Eminem’s daughter Hailie Jade Mathers opened up about her childhood growing up as a famous rapper’s daughter on the first episode of her new podcast, “Just A Little Shady,” which premiered Friday.

Although she feels she had a pretty “normal” childhood going to public school with her best friend and podcast cohost Brittany Ednie, she said that looking back on her memories as an adult, she now realizes how out of the ordinary they were.

The friends recalled when Mathers casually invited Ednie onto her dad’s tour bus thinking a bus was something everyone’s dad had.

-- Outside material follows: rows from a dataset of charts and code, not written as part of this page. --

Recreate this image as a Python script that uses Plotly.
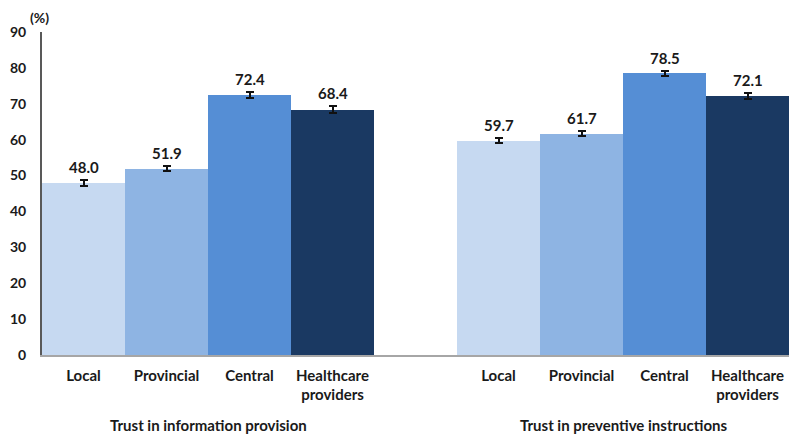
import plotly.graph_objects as go

groups = ["Trust in information provision", "Trust in preventive instructions"]
categories = ["Local", "Provincial", "Central", "Healthcare<br>providers"]
colors = ["#C6D9F1", "#8EB4E3", "#558ED5", "#1A3962"]
values_info = [48.0, 51.9, 72.4, 68.4]
values_prev = [59.7, 61.7, 78.5, 72.1]
err_info = [0.8, 0.7, 0.8, 0.9]
err_prev = [0.7, 0.6, 0.7, 0.8]
y_ticks = [0, 10, 20, 30, 40, 50, 60, 70, 80, 90]

FONT = "Lato"
all_vals = [values_info, values_prev]
all_errs = [err_info, err_prev]

fig = go.Figure()
xpos_all, tick_text = [], []
annotations = []
for gi, (vals, errs) in enumerate(zip(all_vals, all_errs)):
    offset = gi * (len(categories) + 1)
    for ci, (cat, v, e) in enumerate(zip(categories, vals, errs)):
        x = offset + ci + 0.5
        xpos_all.append(x)
        tick_text.append(cat)
        fig.add_trace(go.Bar(
            x=[x], y=[v], width=1.0,
            marker=dict(color=colors[ci], line=dict(width=0)),
            error_y=dict(type="data", array=[e], color="#111111", thickness=2, width=4),
            showlegend=False, hoverinfo="skip",
        ))
        annotations.append(dict(
            x=x, y=v + e, xref="x", yref="y", text=f"<b>{v:.1f}</b>",
            showarrow=False, yanchor="bottom", yshift=2,
            font=dict(family=FONT, size=15, color="#1a1a1a"),
        ))
    center = offset + len(categories) / 2
    annotations.append(dict(
        x=center, y=-0.217, xref="x", yref="paper", text=f"<b>{groups[gi]}</b>",
        showarrow=False, yanchor="middle",
        font=dict(family=FONT, size=15, color="#1a1a1a"),
    ))

annotations.append(dict(
    x=-0.003, y=1.046, xref="paper", yref="paper", text="<b>(%)</b>",
    showarrow=False, xanchor="center", yanchor="middle",
    font=dict(family=FONT, size=14, color="#1a1a1a"),
))

# page body has an 8px default margin, so the figure is sized/offset to fit
fig.update_layout(
    width=789, height=428,
    margin=dict(l=34, r=8, t=24, b=81),
    paper_bgcolor="white", plot_bgcolor="white",
    bargap=0,
    annotations=annotations,
    font=dict(family=FONT, color="#1a1a1a"),
    xaxis=dict(
        range=[0, 2 * len(categories) + 1],
        tickmode="array", tickvals=xpos_all,
        ticktext=[f"<b>{t}</b>" for t in tick_text],
        tickfont=dict(family=FONT, size=15, color="#1a1a1a"),
        showline=True, linecolor="#A6A6A6", linewidth=1.5,
        showgrid=False, zeroline=False, ticks="", ticklen=0,
        ticklabelstandoff=6, automargin=False,
    ),
    yaxis=dict(
        range=[0, 90],
        tickmode="array", tickvals=y_ticks,
        ticktext=[f"<b>{t}</b>" for t in y_ticks],
        tickfont=dict(family=FONT, size=14, color="#1a1a1a"),
        showline=True, linecolor="#595959", linewidth=2,
        showgrid=False, zeroline=False, ticks="",
        ticklabelstandoff=11, automargin=False,
    ),
)

fig.write_html("out.html")
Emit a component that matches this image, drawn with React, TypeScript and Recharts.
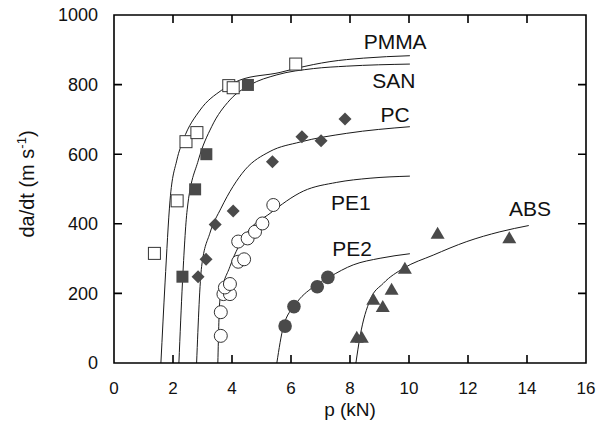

At about the five-minute mark of the podcast, Ednie and Mathers recall a trip they took to Disney World in Florida.

“My dad was working on something and he was working the whole time but he set up for us to do the limo and take it to Disney and we did the princess tea party,” Mathers said. “He had the dresses waiting for us, we were like both Belle or whatever.”

Ednie described the experience as “so cute,” and Mathers said she values it even more as a 26-year-old woman.

“Even then at the time we were so happy and so excited, but we didn’t get to appreciate that moment as much as now when we talk about it and think back on it we’re like, ‘Oh my God, that was just like, awesome,’” she continued.

Mathers said she thought that being ‘associated’ with anyone who was drinking underage would get her ‘in trouble’

Mathers’ father, Eminem (whose legal name is Marshall Mathers), has been open about his addiction to pills.

“I was the worst kind of addict, a functioning addict,” Eminem told the New York Times in 2009. “I was so deep into my addiction at one point that I couldn’t picture myself being able to do anything without some kind of drug.”

Mathers said she grew up with an intense fear of being around drugs and alcohol. She explained that in high school she didn’t drink or go to parties.

“I feel like everyone was doing that but I just didn’t,” she said. “I was so naive to all of it,”

Mathers even stayed away from high-school football games after the “first and last” one she went to.

“One of my friends came up to me and talked right at my face and I was like, ‘Oh my God, you’re drinking,’” she recalled, describing herself as “so appalled” during the conversation.

“It hit me right in that moment, I was like, ‘I’ve gotta go,” she continued. “I thought that even being associated with anyone there that was drinking I was gonna get in trouble.”

Mathers said she “never got in trouble” growing up because she “never did anything” that would warrant punishment.

“I thought if I did anything wrong, I was a terrible human,” she said, admitting that some of the things she stayed away from were “just what kids do in high school.”

Ednie described Mathers as “straight and narrow” at the time. But Mathers said she loosened up around her sophomore year of college when she joined a sorority.